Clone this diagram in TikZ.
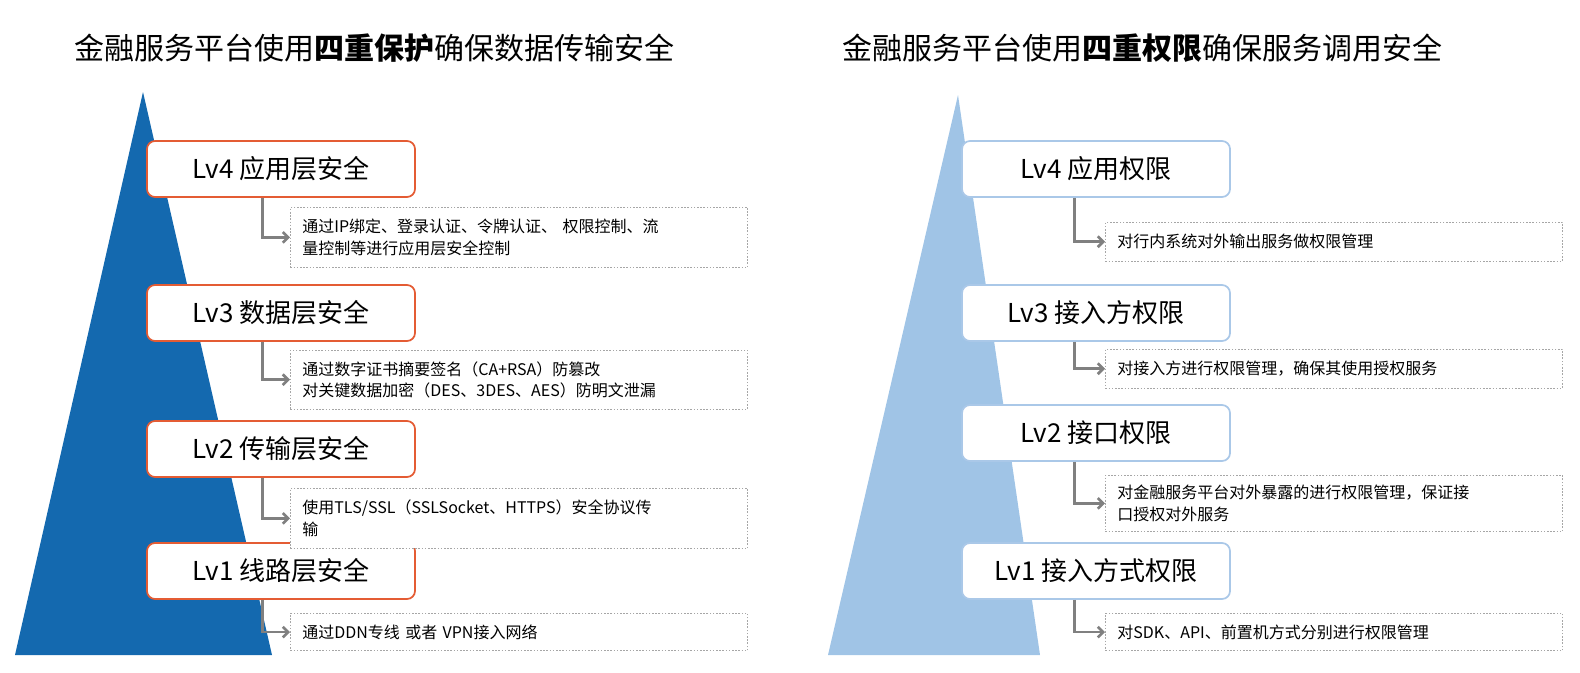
\documentclass[tikz,border=0pt]{standalone}
\usepackage{fontspec}
\setmainfont{Noto Sans CJK SC}
\usepackage{xcolor}
\usetikzlibrary{arrows.meta}
\definecolor{darkblue}{RGB}{20,105,175}
\definecolor{lightblue}{RGB}{160,196,230}
\definecolor{lvorange}{RGB}{228,92,52}
\definecolor{lvblue}{RGB}{170,200,232}
\definecolor{arrowgray}{RGB}{128,128,128}
\tikzset{
  lvbox/.style={draw=#1,line width=1.3pt,rounded corners=6pt,fill=white,minimum width=201pt,minimum height=42pt,inner sep=0pt,font=\fontsize{19.5}{22}\selectfont},
  descbox/.style={draw=gray!70,dash pattern=on 1.2pt off 1.2pt,line width=0.6pt,fill=white,minimum width=339pt,anchor=north west,align=left,text width=325pt,inner xsep=9pt,font=\fontsize{12}{16}\selectfont},
  lvarrow/.style={draw=arrowgray,line width=2pt,-{Straight Barb[length=4pt,width=8pt]}},
  title/.style={anchor=west,font=\fontsize{22.5}{26}\selectfont}
}
\begin{document}
\begin{tikzpicture}[x=0.75pt,y=0.75pt,yscale=-1,xscale=1]
    \useasboundingbox (0,0) rectangle (1580,672);
    % titles
    \node[title] (t1) at (70,48) {金融服务平台使用\textbf{四重保护}确保数据传输安全};
    \node[title] (t2) at (838,48) {金融服务平台使用\textbf{四重权限}确保服务调用安全};
    % pyramids
    \fill[darkblue] (143,92) -- (272,655) -- (15,655) -- cycle;
    \fill[lightblue] (958,95) -- (1040,655) -- (828,655) -- cycle;
    % left side
    \node[lvbox=lvorange] (l4) at (281,169) {Lv4 应用层安全};
    \node[lvbox=lvorange] (l3) at (281,313) {Lv3 数据层安全};
    \node[lvbox=lvorange] (l2) at (281,449) {Lv2 传输层安全};
    \node[lvbox=lvorange] (l1) at (281,571) {Lv1 线路层安全};
    \node[descbox,minimum height=45pt] (d4) at (290,207) {通过IP绑定、登录认证、令牌认证、 权限控制、流\\量控制等进行应用层安全控制};
    \node[descbox,minimum height=44pt] (d3) at (290,350) {通过数字证书摘要签名（CA+RSA）防篡改\\对关键数据加密（DES、3DES、AES）防明文泄漏};
    \node[descbox,minimum height=45pt] (d2) at (290,488) {使用TLS/SSL（SSLSocket、HTTPS）安全协议传\\输};
    \node[descbox,minimum height=28pt] (d1) at (290,613) {通过DDN专线 或者 VPN接入网络};
    \foreach \a/\b in {l4/d4,l3/d3,l2/d2,l1/d1}
      \draw[lvarrow] ([xshift=-14pt]\a.south) |- (\b.west);
    % right side
    \node[lvbox=lvblue] (r4) at (1096,169) {Lv4 应用权限};
    \node[lvbox=lvblue] (r3) at (1096,313) {Lv3 接入方权限};
    \node[lvbox=lvblue] (r2) at (1096,433) {Lv2 接口权限};
    \node[lvbox=lvblue] (r1) at (1096,571) {Lv1 接入方式权限};
    \node[descbox,minimum height=29pt] (e4) at (1105,222) {对行内系统对外输出服务做权限管理};
    \node[descbox,minimum height=29pt] (e3) at (1105,349) {对接入方进行权限管理，确保其使用授权服务};
    \node[descbox,minimum height=42pt] (e2) at (1105,475) {对金融服务平台对外暴露的进行权限管理，保证接\\口授权对外服务};
    \node[descbox,minimum height=28pt] (e1) at (1105,613) {对SDK、API、前置机方式分别进行权限管理};
    \foreach \a/\b in {r4/e4,r3/e3,r2/e2,r1/e1}
      \draw[lvarrow] ([xshift=-16pt]\a.south) |- (\b.west);
\end{tikzpicture}
\end{document}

****************************************

* [THE TASK]: Keep every word of the data as it is when you write it out, but drop the pictures.

* [SOLUTION FOR THIS TASK]:
Clone this diagram in TikZ.
\documentclass[tikz,border=0pt]{standalone}
\usepackage{fontspec}
\setmainfont{Noto Sans CJK SC}
\usepackage{xcolor}
\usetikzlibrary{arrows.meta}
\definecolor{darkblue}{RGB}{20,105,175}
\definecolor{lightblue}{RGB}{160,196,230}
\definecolor{lvorange}{RGB}{228,92,52}
\definecolor{lvblue}{RGB}{170,200,232}
\definecolor{arrowgray}{RGB}{128,128,128}
\tikzset{
  lvbox/.style={draw=#1,line width=1.3pt,rounded corners=6pt,fill=white,minimum width=201pt,minimum height=42pt,inner sep=0pt,font=\fontsize{19.5}{22}\selectfont},
  descbox/.style={draw=gray!70,dash pattern=on 1.2pt off 1.2pt,line width=0.6pt,fill=white,minimum width=339pt,anchor=north west,align=left,text width=325pt,inner xsep=9pt,font=\fontsize{12}{16}\selectfont},
  lvarrow/.style={draw=arrowgray,line width=2pt,-{Straight Barb[length=4pt,width=8pt]}},
  title/.style={anchor=west,font=\fontsize{22.5}{26}\selectfont}
}
\begin{document}
\begin{tikzpicture}[x=0.75pt,y=0.75pt,yscale=-1,xscale=1]
    \useasboundingbox (0,0) rectangle (1580,672);
    % titles
    \node[title] (t1) at (70,48) {金融服务平台使用\textbf{四重保护}确保数据传输安全};
    \node[title] (t2) at (838,48) {金融服务平台使用\textbf{四重权限}确保服务调用安全};
    % pyramids
    \fill[darkblue] (143,92) -- (272,655) -- (15,655) -- cycle;
    \fill[lightblue] (958,95) -- (1040,655) -- (828,655) -- cycle;
    % left side
    \node[lvbox=lvorange] (l4) at (281,169) {Lv4 应用层安全};
    \node[lvbox=lvorange] (l3) at (281,313) {Lv3 数据层安全};
    \node[lvbox=lvorange] (l2) at (281,449) {Lv2 传输层安全};
    \node[lvbox=lvorange] (l1) at (281,571) {Lv1 线路层安全};
    \node[descbox,minimum height=45pt] (d4) at (290,207) {通过IP绑定、登录认证、令牌认证、 权限控制、流\\量控制等进行应用层安全控制};
    \node[descbox,minimum height=44pt] (d3) at (290,350) {通过数字证书摘要签名（CA+RSA）防篡改\\对关键数据加密（DES、3DES、AES）防明文泄漏};
    \node[descbox,minimum height=45pt] (d2) at (290,488) {使用TLS/SSL（SSLSocket、HTTPS）安全协议传\\输};
    \node[descbox,minimum height=28pt] (d1) at (290,613) {通过DDN专线 或者 VPN接入网络};
    \foreach \a/\b in {l4/d4,l3/d3,l2/d2,l1/d1}
      \draw[lvarrow] ([xshift=-14pt]\a.south) |- (\b.west);
    % right side
    \node[lvbox=lvblue] (r4) at (1096,169) {Lv4 应用权限};
    \node[lvbox=lvblue] (r3) at (1096,313) {Lv3 接入方权限};
    \node[lvbox=lvblue] (r2) at (1096,433) {Lv2 接口权限};
    \node[lvbox=lvblue] (r1) at (1096,571) {Lv1 接入方式权限};
    \node[descbox,minimum height=29pt] (e4) at (1105,222) {对行内系统对外输出服务做权限管理};
    \node[descbox,minimum height=29pt] (e3) at (1105,349) {对接入方进行权限管理，确保其使用授权服务};
    \node[descbox,minimum height=42pt] (e2) at (1105,475) {对金融服务平台对外暴露的进行权限管理，保证接\\口授权对外服务};
    \node[descbox,minimum height=28pt] (e1) at (1105,613) {对SDK、API、前置机方式分别进行权限管理};
    \foreach \a/\b in {r4/e4,r3/e3,r2/e2,r1/e1}
      \draw[lvarrow] ([xshift=-16pt]\a.south) |- (\b.west);
\end{tikzpicture}
\end{document}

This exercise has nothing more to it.